**WHAT TO DO:** Extract each line from the entries below that has the string "with" in it.

----

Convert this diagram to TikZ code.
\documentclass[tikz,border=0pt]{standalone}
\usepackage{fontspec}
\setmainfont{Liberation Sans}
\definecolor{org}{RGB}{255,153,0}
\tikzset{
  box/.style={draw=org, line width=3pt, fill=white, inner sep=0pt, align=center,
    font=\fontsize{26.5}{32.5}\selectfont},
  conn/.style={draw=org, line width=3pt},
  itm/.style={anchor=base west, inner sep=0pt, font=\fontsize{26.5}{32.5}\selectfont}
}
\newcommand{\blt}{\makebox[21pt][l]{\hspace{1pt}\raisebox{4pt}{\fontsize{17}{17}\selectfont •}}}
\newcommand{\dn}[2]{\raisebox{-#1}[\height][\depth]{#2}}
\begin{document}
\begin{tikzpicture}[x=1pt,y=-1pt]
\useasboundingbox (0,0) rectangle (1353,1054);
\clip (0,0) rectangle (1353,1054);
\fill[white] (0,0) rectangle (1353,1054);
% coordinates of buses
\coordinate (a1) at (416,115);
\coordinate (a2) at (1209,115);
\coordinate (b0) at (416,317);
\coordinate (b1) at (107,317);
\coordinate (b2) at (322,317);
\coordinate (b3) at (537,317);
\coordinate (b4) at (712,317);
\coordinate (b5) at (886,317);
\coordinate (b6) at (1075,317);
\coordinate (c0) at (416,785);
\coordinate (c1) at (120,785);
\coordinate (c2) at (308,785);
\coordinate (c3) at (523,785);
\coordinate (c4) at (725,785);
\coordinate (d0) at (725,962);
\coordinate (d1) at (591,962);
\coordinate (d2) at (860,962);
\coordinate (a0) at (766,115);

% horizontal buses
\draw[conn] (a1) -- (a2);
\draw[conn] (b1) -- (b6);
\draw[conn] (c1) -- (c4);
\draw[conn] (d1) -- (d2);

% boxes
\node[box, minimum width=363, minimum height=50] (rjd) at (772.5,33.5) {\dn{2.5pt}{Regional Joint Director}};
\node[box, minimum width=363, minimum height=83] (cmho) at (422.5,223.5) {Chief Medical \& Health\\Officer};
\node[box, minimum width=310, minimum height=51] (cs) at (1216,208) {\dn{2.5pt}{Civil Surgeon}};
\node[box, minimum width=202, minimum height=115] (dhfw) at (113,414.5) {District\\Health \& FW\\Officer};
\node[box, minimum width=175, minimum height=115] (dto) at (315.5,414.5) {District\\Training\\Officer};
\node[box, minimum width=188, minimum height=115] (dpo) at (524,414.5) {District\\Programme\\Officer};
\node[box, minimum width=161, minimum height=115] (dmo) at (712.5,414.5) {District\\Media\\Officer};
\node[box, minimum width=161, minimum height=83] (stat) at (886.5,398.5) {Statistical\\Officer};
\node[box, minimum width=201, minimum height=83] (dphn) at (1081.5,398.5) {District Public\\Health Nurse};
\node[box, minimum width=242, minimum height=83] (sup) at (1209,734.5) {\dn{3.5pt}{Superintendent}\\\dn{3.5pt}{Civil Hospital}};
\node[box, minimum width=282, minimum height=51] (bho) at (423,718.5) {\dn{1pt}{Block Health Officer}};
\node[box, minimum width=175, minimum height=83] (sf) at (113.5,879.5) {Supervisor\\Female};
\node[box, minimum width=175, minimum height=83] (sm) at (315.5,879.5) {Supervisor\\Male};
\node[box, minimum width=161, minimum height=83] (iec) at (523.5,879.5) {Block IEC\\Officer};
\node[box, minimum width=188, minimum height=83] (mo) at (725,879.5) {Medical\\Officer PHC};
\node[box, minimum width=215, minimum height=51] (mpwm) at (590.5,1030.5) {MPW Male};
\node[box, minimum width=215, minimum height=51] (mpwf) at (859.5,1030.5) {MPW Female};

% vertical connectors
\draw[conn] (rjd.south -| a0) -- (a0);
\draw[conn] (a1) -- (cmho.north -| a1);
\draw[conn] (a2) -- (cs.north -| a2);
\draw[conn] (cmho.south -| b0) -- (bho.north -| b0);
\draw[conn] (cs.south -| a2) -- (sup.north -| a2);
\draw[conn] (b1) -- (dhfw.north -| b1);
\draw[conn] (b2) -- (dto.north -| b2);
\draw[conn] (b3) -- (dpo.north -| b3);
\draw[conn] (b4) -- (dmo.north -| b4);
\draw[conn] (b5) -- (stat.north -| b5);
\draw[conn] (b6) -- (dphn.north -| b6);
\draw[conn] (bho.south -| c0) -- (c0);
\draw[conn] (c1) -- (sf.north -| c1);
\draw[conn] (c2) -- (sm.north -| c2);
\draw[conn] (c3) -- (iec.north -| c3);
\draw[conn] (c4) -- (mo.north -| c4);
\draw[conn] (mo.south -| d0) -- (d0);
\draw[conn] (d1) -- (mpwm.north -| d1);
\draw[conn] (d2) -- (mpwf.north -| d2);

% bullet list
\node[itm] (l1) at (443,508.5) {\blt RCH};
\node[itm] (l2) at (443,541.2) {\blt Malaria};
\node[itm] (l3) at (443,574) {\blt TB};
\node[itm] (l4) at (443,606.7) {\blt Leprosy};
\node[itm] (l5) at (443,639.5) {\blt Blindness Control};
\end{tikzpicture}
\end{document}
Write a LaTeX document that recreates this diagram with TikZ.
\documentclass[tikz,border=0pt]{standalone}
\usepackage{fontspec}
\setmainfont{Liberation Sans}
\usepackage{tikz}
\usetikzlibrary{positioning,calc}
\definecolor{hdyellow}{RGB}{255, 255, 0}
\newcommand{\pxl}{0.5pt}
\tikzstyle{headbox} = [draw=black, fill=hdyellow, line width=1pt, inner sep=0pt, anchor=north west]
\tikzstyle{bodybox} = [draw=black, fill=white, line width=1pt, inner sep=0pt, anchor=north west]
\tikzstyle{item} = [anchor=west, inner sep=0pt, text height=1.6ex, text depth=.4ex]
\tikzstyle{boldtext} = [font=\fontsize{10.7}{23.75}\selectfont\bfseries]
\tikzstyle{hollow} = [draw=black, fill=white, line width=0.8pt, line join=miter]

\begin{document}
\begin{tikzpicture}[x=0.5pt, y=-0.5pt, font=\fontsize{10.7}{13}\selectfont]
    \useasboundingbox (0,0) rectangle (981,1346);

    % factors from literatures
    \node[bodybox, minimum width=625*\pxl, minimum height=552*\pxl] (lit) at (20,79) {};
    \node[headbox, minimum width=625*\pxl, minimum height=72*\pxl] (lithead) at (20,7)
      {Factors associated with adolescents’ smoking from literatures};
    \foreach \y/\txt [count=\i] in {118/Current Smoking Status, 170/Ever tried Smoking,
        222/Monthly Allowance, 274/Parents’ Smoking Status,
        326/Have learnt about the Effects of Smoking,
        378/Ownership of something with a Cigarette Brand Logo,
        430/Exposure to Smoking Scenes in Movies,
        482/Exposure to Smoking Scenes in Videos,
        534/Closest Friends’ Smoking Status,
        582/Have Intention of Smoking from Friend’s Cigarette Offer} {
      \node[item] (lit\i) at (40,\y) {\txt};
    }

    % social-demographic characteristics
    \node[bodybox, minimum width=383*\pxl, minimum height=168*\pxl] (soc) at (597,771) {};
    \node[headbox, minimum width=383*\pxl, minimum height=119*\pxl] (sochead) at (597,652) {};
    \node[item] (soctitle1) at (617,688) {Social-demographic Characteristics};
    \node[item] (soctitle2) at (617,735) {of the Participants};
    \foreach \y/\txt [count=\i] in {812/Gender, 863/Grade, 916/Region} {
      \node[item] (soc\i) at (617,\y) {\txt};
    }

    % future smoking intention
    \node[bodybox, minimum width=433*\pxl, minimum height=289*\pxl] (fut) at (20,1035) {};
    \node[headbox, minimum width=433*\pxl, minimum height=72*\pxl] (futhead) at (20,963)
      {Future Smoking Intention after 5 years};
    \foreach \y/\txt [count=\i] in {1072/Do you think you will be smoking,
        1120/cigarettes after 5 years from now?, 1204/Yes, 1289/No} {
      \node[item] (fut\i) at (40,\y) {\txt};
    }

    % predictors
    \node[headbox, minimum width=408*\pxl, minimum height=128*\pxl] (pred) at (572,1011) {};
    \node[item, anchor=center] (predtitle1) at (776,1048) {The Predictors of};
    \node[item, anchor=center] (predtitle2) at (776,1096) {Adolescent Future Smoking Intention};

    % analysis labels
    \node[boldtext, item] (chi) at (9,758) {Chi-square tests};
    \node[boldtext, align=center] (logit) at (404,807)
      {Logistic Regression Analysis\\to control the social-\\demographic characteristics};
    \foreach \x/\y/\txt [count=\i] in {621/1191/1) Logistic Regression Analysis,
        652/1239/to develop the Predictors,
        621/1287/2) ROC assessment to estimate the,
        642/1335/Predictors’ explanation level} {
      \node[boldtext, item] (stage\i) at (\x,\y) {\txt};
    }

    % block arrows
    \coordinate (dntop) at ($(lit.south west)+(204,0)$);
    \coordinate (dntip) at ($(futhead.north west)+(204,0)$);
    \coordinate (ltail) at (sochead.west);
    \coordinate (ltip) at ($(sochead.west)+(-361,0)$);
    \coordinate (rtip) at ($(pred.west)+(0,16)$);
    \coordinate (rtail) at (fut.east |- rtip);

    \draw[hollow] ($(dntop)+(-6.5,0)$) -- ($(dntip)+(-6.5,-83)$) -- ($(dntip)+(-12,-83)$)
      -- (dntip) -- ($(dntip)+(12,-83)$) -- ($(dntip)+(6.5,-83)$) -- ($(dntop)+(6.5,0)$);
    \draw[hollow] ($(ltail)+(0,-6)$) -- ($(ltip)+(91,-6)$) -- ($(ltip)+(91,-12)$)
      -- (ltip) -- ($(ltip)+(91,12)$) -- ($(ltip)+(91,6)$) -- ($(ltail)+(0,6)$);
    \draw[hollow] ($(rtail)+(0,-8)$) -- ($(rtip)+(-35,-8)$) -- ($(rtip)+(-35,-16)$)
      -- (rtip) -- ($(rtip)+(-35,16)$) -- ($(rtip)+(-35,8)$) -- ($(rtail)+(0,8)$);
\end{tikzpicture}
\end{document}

----

**PROBLEM SOLUTION:**
Write a LaTeX document that recreates this diagram with TikZ.
      {Factors associated with adolescents’ smoking from literatures};
        378/Ownership of something with a Cigarette Brand Logo,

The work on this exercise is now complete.